Although raw cacao is one of the richest sources of antioxidants for weight, it should not be consumed in excess because of its oxalic acid and theobromine content. The extremely high amount of dietary fibre may also disagree with some people when consumed in excess! It is far more reasonable to eat lots of acai berries or goji berries than the same weight in raw cacao powder.
Also, it is important to keep in mind that raw cacao powder is only better than natural cocoa powder because it has not been subjected to high temperatures, so it is probably no more beneficial to use raw cacao than natural cocoa in recipes that require heating, including hot beverages. This is not to say natural cocoa is not beneficial – it certainly is, and you should use this in your baking instead of Dutch-processed cocoa powder or chocolate itself, or in hot chocolates instead of drinking chocolate mixes which contain lots of added sugar and fat.

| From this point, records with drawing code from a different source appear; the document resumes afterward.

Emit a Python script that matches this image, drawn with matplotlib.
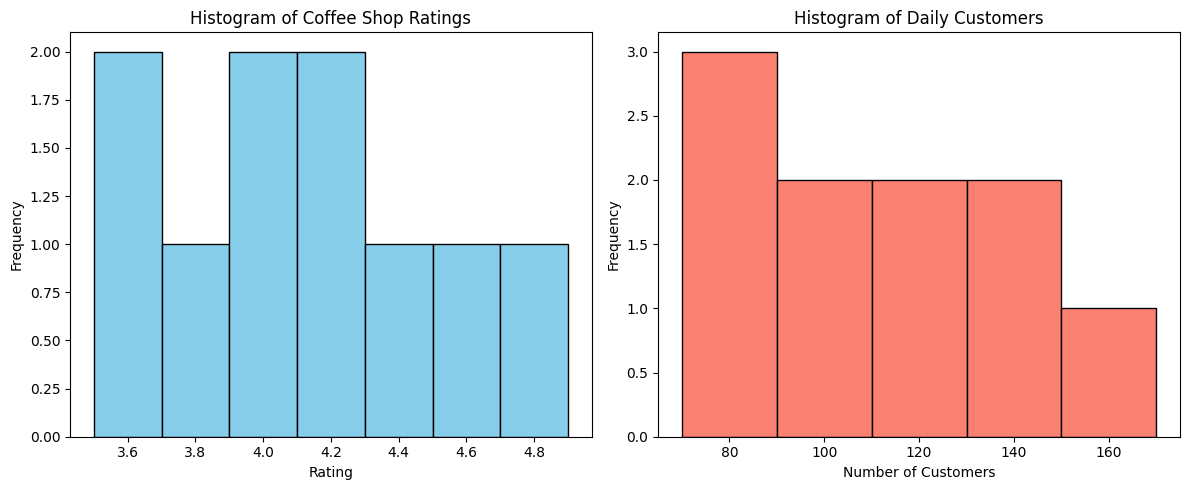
import numpy as np
import matplotlib.pyplot as plt

# coffee shop data
ratings = [3.5, 3.6, 3.8, 4.0, 4.0, 4.2, 4.2, 4.4, 4.6, 4.9]
customers = [70, 80, 85, 95, 100, 115, 120, 135, 140, 170]

fig, axes = plt.subplots(1, 2, figsize=(12, 5))

axes[0].hist(ratings, bins=7, color='skyblue', edgecolor='black')
axes[0].set_title('Histogram of Coffee Shop Ratings')
axes[0].set_xlabel('Rating')
axes[0].set_ylabel('Frequency')

axes[1].hist(customers, bins=5, color='salmon', edgecolor='black')
axes[1].set_title('Histogram of Daily Customers')
axes[1].set_xlabel('Number of Customers')
axes[1].set_ylabel('Frequency')

plt.tight_layout()
plt.savefig('out.png', dpi=100, bbox_inches='tight')
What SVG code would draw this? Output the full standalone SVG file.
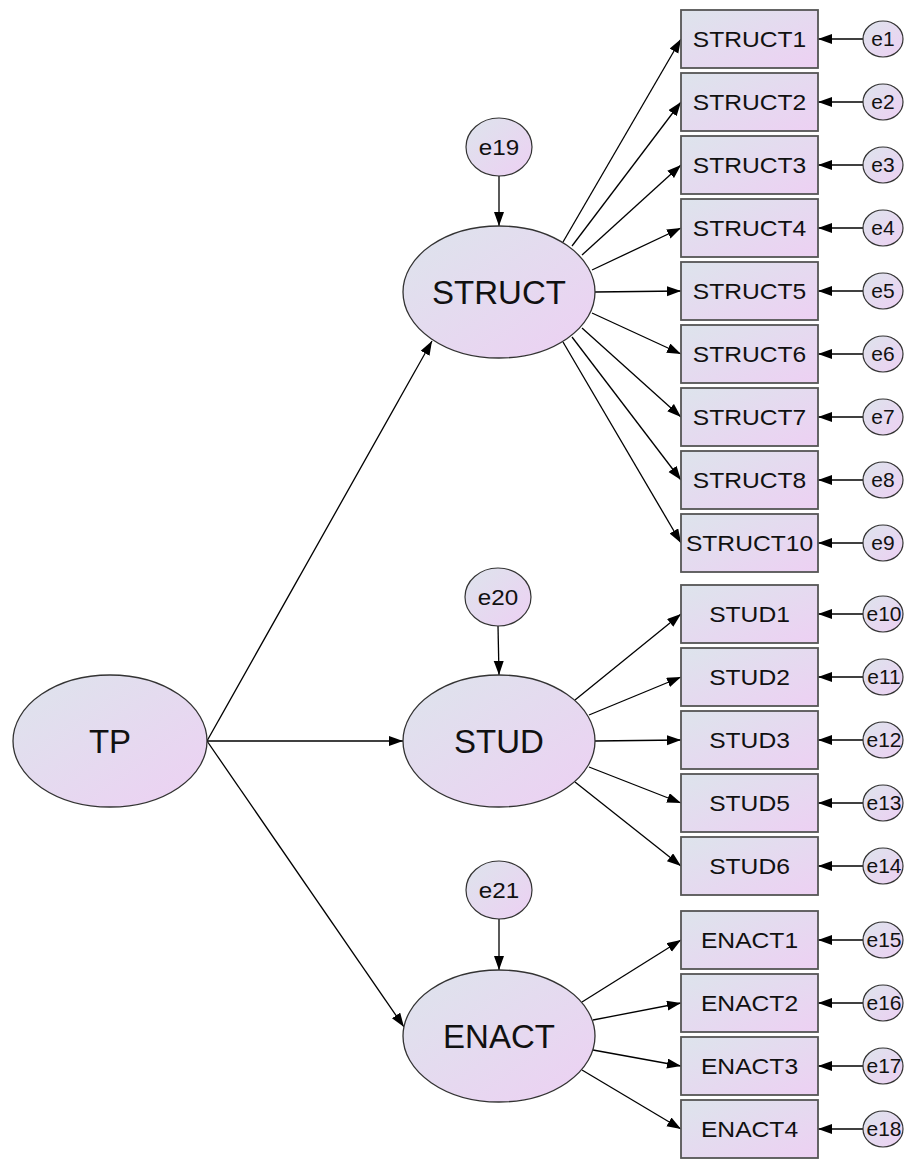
<svg xmlns="http://www.w3.org/2000/svg" width="910" height="1159" viewBox="0 0 910 1159">
<defs>
<linearGradient id="g" x1="0" y1="0" x2="1" y2="1">
<stop offset="0" stop-color="#dde4ec"/>
<stop offset="1" stop-color="#edd0f3"/>
</linearGradient>
<marker id="ah" markerUnits="userSpaceOnUse" markerWidth="16" markerHeight="12" refX="14" refY="5" orient="auto">
<path d="M0,0 L14,5 L0,10 z" fill="#000"/>
</marker>
</defs>
<style>
.lat{fill:url(#g);stroke:#333;stroke-width:1.3}
.obs{fill:url(#g);stroke:#555;stroke-width:1.8}
.err{fill:url(#g);stroke:#333;stroke-width:1.2}
.big{font-family:"Liberation Sans",Arial,sans-serif;font-size:33px;fill:#111;text-anchor:middle}
.lbl{font-family:"Liberation Sans",Arial,sans-serif;font-size:22px;fill:#111;text-anchor:middle}
.el{font-family:"Liberation Sans",Arial,sans-serif;font-size:20px;fill:#111;text-anchor:middle}
.conn path{stroke:#000;stroke-width:1.3;fill:none;marker-end:url(#ah)}
</style>
<g id="connectors" class="conn">
<path d="M207,741 L432,341"/>
<path d="M207,741 L403,741"/>
<path d="M207,741 L404,1027"/>
<path d="M499,175 L499,226"/>
<path d="M498,626 L499,675"/>
<path d="M499,919 L499,970"/>
<path d="M563,242 L681,39"/>
<path d="M572,246 L681,102"/>
<path d="M582,255 L681,165"/>
<path d="M592,270 L681,228"/>
<path d="M595,292 L681,291"/>
<path d="M592,313 L681,354"/>
<path d="M582,328 L681,417"/>
<path d="M572,337 L681,480"/>
<path d="M563,342 L681,543"/>
<path d="M575,700 L681,614"/>
<path d="M589,715 L681,677"/>
<path d="M595,741 L681,740"/>
<path d="M589,767 L681,803"/>
<path d="M575,782 L681,866"/>
<path d="M582,1002 L681,940"/>
<path d="M593,1020 L681,1003"/>
<path d="M593,1050 L681,1066"/>
<path d="M582,1070 L681,1129"/>
<path d="M863,39 L818,39"/>
<path d="M863,102 L818,102"/>
<path d="M863,165 L818,165"/>
<path d="M863,228 L818,228"/>
<path d="M863,291 L818,291"/>
<path d="M863,354 L818,354"/>
<path d="M863,417 L818,417"/>
<path d="M863,480 L818,480"/>
<path d="M863,543 L818,543"/>
<path d="M863,614 L818,614"/>
<path d="M863,677 L818,677"/>
<path d="M863,740 L818,740"/>
<path d="M863,803 L818,803"/>
<path d="M863,866 L818,866"/>
<path d="M863,940 L818,940"/>
<path d="M863,1003 L818,1003"/>
<path d="M863,1066 L818,1066"/>
<path d="M863,1129 L818,1129"/>
</g>
<g id="TP"><ellipse class="lat" cx="110" cy="741" rx="97" ry="66"/><text class="big" x="110" y="753">TP</text></g>
<g id="STRUCT"><ellipse class="lat" cx="499" cy="292" rx="96" ry="66"/><text class="big" x="499" y="304">STRUCT</text></g>
<g id="STUD"><ellipse class="lat" cx="499" cy="741" rx="96" ry="66"/><text class="big" x="499" y="753">STUD</text></g>
<g id="ENACT"><ellipse class="lat" cx="499" cy="1036" rx="96" ry="66"/><text class="big" x="499" y="1048">ENACT</text></g>
<g id="e19"><ellipse class="err" cx="499" cy="147" rx="33" ry="29"/><text class="lbl" transform="translate(499,155) scale(1.1,1)">e19</text></g>
<g id="e20"><ellipse class="err" cx="498" cy="597" rx="33" ry="29"/><text class="lbl" transform="translate(498,605) scale(1.1,1)">e20</text></g>
<g id="e21"><ellipse class="err" cx="499" cy="890" rx="33" ry="29"/><text class="lbl" transform="translate(499,898) scale(1.1,1)">e21</text></g>
<g id="STRUCT1"><rect class="obs" x="681" y="10" width="137" height="58"/><text class="lbl" transform="translate(749.5,47) scale(1.12,1)">STRUCT1</text></g>
<g id="STRUCT2"><rect class="obs" x="681" y="73" width="137" height="58"/><text class="lbl" transform="translate(749.5,110) scale(1.12,1)">STRUCT2</text></g>
<g id="STRUCT3"><rect class="obs" x="681" y="136" width="137" height="58"/><text class="lbl" transform="translate(749.5,173) scale(1.12,1)">STRUCT3</text></g>
<g id="STRUCT4"><rect class="obs" x="681" y="199" width="137" height="58"/><text class="lbl" transform="translate(749.5,236) scale(1.12,1)">STRUCT4</text></g>
<g id="STRUCT5"><rect class="obs" x="681" y="262" width="137" height="58"/><text class="lbl" transform="translate(749.5,299) scale(1.12,1)">STRUCT5</text></g>
<g id="STRUCT6"><rect class="obs" x="681" y="325" width="137" height="58"/><text class="lbl" transform="translate(749.5,362) scale(1.12,1)">STRUCT6</text></g>
<g id="STRUCT7"><rect class="obs" x="681" y="388" width="137" height="58"/><text class="lbl" transform="translate(749.5,425) scale(1.12,1)">STRUCT7</text></g>
<g id="STRUCT8"><rect class="obs" x="681" y="451" width="137" height="58"/><text class="lbl" transform="translate(749.5,488) scale(1.12,1)">STRUCT8</text></g>
<g id="STRUCT10"><rect class="obs" x="681" y="514" width="137" height="58"/><text class="lbl" transform="translate(749.5,551) scale(1.12,1)">STRUCT10</text></g>
<g id="STUD1"><rect class="obs" x="681" y="585" width="137" height="58"/><text class="lbl" transform="translate(749.5,622) scale(1.12,1)">STUD1</text></g>
<g id="STUD2"><rect class="obs" x="681" y="648" width="137" height="58"/><text class="lbl" transform="translate(749.5,685) scale(1.12,1)">STUD2</text></g>
<g id="STUD3"><rect class="obs" x="681" y="711" width="137" height="58"/><text class="lbl" transform="translate(749.5,748) scale(1.12,1)">STUD3</text></g>
<g id="STUD5"><rect class="obs" x="681" y="774" width="137" height="58"/><text class="lbl" transform="translate(749.5,811) scale(1.12,1)">STUD5</text></g>
<g id="STUD6"><rect class="obs" x="681" y="837" width="137" height="58"/><text class="lbl" transform="translate(749.5,874) scale(1.12,1)">STUD6</text></g>
<g id="ENACT1"><rect class="obs" x="681" y="911" width="137" height="58"/><text class="lbl" transform="translate(749.5,948) scale(1.12,1)">ENACT1</text></g>
<g id="ENACT2"><rect class="obs" x="681" y="974" width="137" height="58"/><text class="lbl" transform="translate(749.5,1011) scale(1.12,1)">ENACT2</text></g>
<g id="ENACT3"><rect class="obs" x="681" y="1037" width="137" height="58"/><text class="lbl" transform="translate(749.5,1074) scale(1.12,1)">ENACT3</text></g>
<g id="ENACT4"><rect class="obs" x="681" y="1100" width="137" height="58"/><text class="lbl" transform="translate(749.5,1137) scale(1.12,1)">ENACT4</text></g>
<g id="e1"><ellipse class="err" cx="883" cy="39" rx="20" ry="18"/><text class="el" transform="translate(883,46) scale(1.05,1)">e1</text></g>
<g id="e2"><ellipse class="err" cx="883" cy="102" rx="20" ry="18"/><text class="el" transform="translate(883,109) scale(1.05,1)">e2</text></g>
<g id="e3"><ellipse class="err" cx="883" cy="165" rx="20" ry="18"/><text class="el" transform="translate(883,172) scale(1.05,1)">e3</text></g>
<g id="e4"><ellipse class="err" cx="883" cy="228" rx="20" ry="18"/><text class="el" transform="translate(883,235) scale(1.05,1)">e4</text></g>
<g id="e5"><ellipse class="err" cx="883" cy="291" rx="20" ry="18"/><text class="el" transform="translate(883,298) scale(1.05,1)">e5</text></g>
<g id="e6"><ellipse class="err" cx="883" cy="354" rx="20" ry="18"/><text class="el" transform="translate(883,361) scale(1.05,1)">e6</text></g>
<g id="e7"><ellipse class="err" cx="883" cy="417" rx="20" ry="18"/><text class="el" transform="translate(883,424) scale(1.05,1)">e7</text></g>
<g id="e8"><ellipse class="err" cx="883" cy="480" rx="20" ry="18"/><text class="el" transform="translate(883,487) scale(1.05,1)">e8</text></g>
<g id="e9"><ellipse class="err" cx="883" cy="543" rx="20" ry="18"/><text class="el" transform="translate(883,550) scale(1.05,1)">e9</text></g>
<g id="e10"><ellipse class="err" cx="883" cy="614" rx="20" ry="18"/><text class="el" transform="translate(884,621) scale(1.05,1)">e10</text></g>
<g id="e11"><ellipse class="err" cx="883" cy="677" rx="20" ry="18"/><text class="el" transform="translate(884,684) scale(1.05,1)">e11</text></g>
<g id="e12"><ellipse class="err" cx="883" cy="740" rx="20" ry="18"/><text class="el" transform="translate(884,747) scale(1.05,1)">e12</text></g>
<g id="e13"><ellipse class="err" cx="883" cy="803" rx="20" ry="18"/><text class="el" transform="translate(884,810) scale(1.05,1)">e13</text></g>
<g id="e14"><ellipse class="err" cx="883" cy="866" rx="20" ry="18"/><text class="el" transform="translate(884,873) scale(1.05,1)">e14</text></g>
<g id="e15"><ellipse class="err" cx="883" cy="940" rx="20" ry="18"/><text class="el" transform="translate(884,947) scale(1.05,1)">e15</text></g>
<g id="e16"><ellipse class="err" cx="883" cy="1003" rx="20" ry="18"/><text class="el" transform="translate(884,1010) scale(1.05,1)">e16</text></g>
<g id="e17"><ellipse class="err" cx="883" cy="1066" rx="20" ry="18"/><text class="el" transform="translate(884,1073) scale(1.05,1)">e17</text></g>
<g id="e18"><ellipse class="err" cx="883" cy="1129" rx="20" ry="18"/><text class="el" transform="translate(884,1136) scale(1.05,1)">e18</text></g>
</svg>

It’s just that if you are paying the extra (which can be a fair bit extra) for raw cacao powder, you probably want to use it in raw recipes in order to retain its goodness.
Keep in mind also that the addition of dairy products inhibits absorption of the antioxidants from raw cacao and cocoa powders, so use non-dairy milks such as rice milk, soy milk or almond milk in your hot chocolates or better yet, just use water.